Starting at the first line of the data, print each line verbatim up to and including the line bearing "below=of snpright, xshift=4.8cm]", omitting pictures.

======== DATA ========

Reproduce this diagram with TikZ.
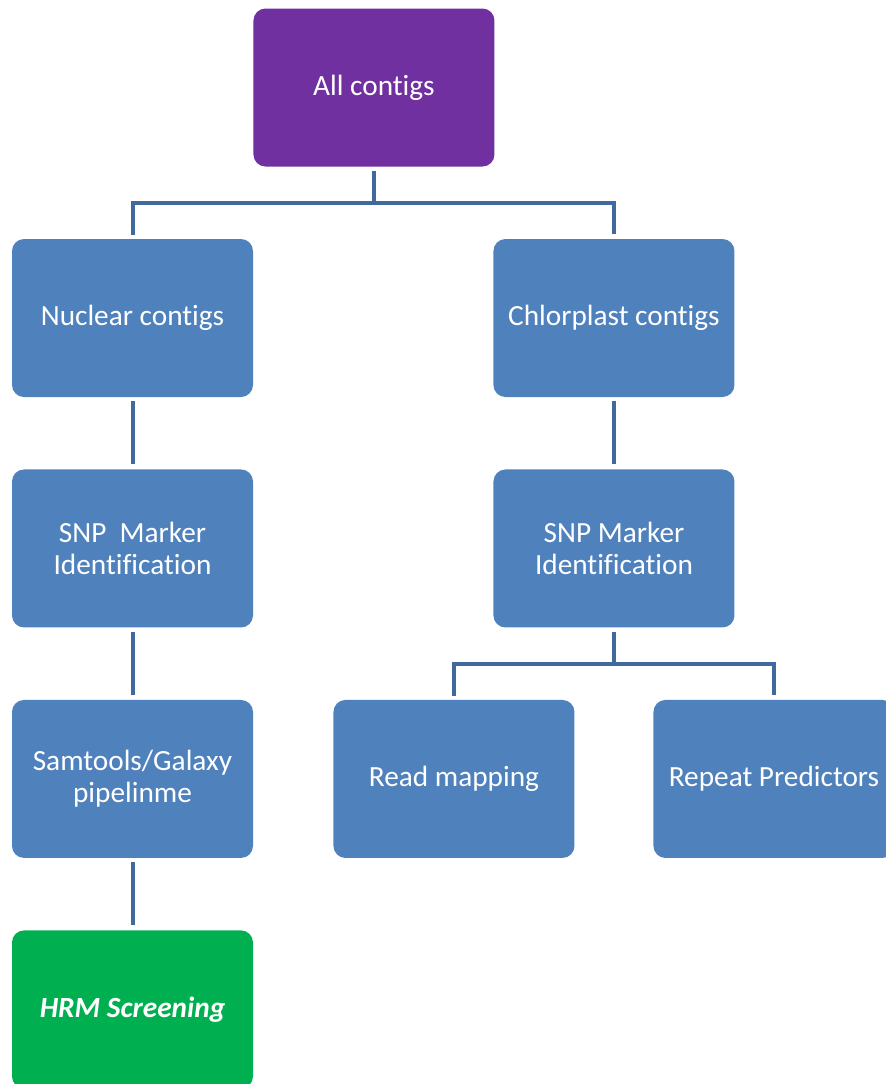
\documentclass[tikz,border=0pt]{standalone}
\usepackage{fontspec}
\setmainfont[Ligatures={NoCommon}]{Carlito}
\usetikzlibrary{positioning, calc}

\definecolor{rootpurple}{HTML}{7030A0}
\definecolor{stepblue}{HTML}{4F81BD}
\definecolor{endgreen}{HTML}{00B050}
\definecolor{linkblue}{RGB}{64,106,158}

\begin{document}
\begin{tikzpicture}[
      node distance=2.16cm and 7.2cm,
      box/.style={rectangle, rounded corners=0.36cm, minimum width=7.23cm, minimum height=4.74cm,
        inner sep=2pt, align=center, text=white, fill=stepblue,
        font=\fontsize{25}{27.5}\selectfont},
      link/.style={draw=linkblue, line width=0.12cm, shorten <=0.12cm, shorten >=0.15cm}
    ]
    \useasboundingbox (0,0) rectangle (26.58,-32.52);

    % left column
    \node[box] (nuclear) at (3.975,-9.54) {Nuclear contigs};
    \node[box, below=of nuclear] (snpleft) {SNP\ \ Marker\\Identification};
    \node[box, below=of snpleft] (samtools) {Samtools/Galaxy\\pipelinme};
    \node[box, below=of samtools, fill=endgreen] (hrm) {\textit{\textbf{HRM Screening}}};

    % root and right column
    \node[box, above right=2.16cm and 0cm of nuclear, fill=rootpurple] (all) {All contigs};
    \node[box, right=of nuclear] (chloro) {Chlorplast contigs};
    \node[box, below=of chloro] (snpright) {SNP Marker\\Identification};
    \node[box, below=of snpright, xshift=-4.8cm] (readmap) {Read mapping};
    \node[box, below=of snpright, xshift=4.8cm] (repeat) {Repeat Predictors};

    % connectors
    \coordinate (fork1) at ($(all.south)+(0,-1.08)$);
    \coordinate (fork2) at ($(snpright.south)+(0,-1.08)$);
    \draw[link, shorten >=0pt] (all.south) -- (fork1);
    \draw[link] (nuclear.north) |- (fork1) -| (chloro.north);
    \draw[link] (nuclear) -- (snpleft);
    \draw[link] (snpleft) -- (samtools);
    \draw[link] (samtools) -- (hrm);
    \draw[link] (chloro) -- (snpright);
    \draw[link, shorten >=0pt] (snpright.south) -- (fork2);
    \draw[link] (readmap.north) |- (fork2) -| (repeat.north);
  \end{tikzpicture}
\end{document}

========

- [ANSWER FOR THE TASK]
Reproduce this diagram with TikZ.
\documentclass[tikz,border=0pt]{standalone}
\usepackage{fontspec}
\setmainfont[Ligatures={NoCommon}]{Carlito}
\usetikzlibrary{positioning, calc}

\definecolor{rootpurple}{HTML}{7030A0}
\definecolor{stepblue}{HTML}{4F81BD}
\definecolor{endgreen}{HTML}{00B050}
\definecolor{linkblue}{RGB}{64,106,158}

\begin{document}
\begin{tikzpicture}[
      node distance=2.16cm and 7.2cm,
      box/.style={rectangle, rounded corners=0.36cm, minimum width=7.23cm, minimum height=4.74cm,
        inner sep=2pt, align=center, text=white, fill=stepblue,
        font=\fontsize{25}{27.5}\selectfont},
      link/.style={draw=linkblue, line width=0.12cm, shorten <=0.12cm, shorten >=0.15cm}
    ]
    \useasboundingbox (0,0) rectangle (26.58,-32.52);

    % left column
    \node[box] (nuclear) at (3.975,-9.54) {Nuclear contigs};
    \node[box, below=of nuclear] (snpleft) {SNP\ \ Marker\\Identification};
    \node[box, below=of snpleft] (samtools) {Samtools/Galaxy\\pipelinme};
    \node[box, below=of samtools, fill=endgreen] (hrm) {\textit{\textbf{HRM Screening}}};

    % root and right column
    \node[box, above right=2.16cm and 0cm of nuclear, fill=rootpurple] (all) {All contigs};
    \node[box, right=of nuclear] (chloro) {Chlorplast contigs};
    \node[box, below=of chloro] (snpright) {SNP Marker\\Identification};
    \node[box, below=of snpright, xshift=-4.8cm] (readmap) {Read mapping};
    \node[box, below=of snpright, xshift=4.8cm] (repeat) {Repeat Predictors};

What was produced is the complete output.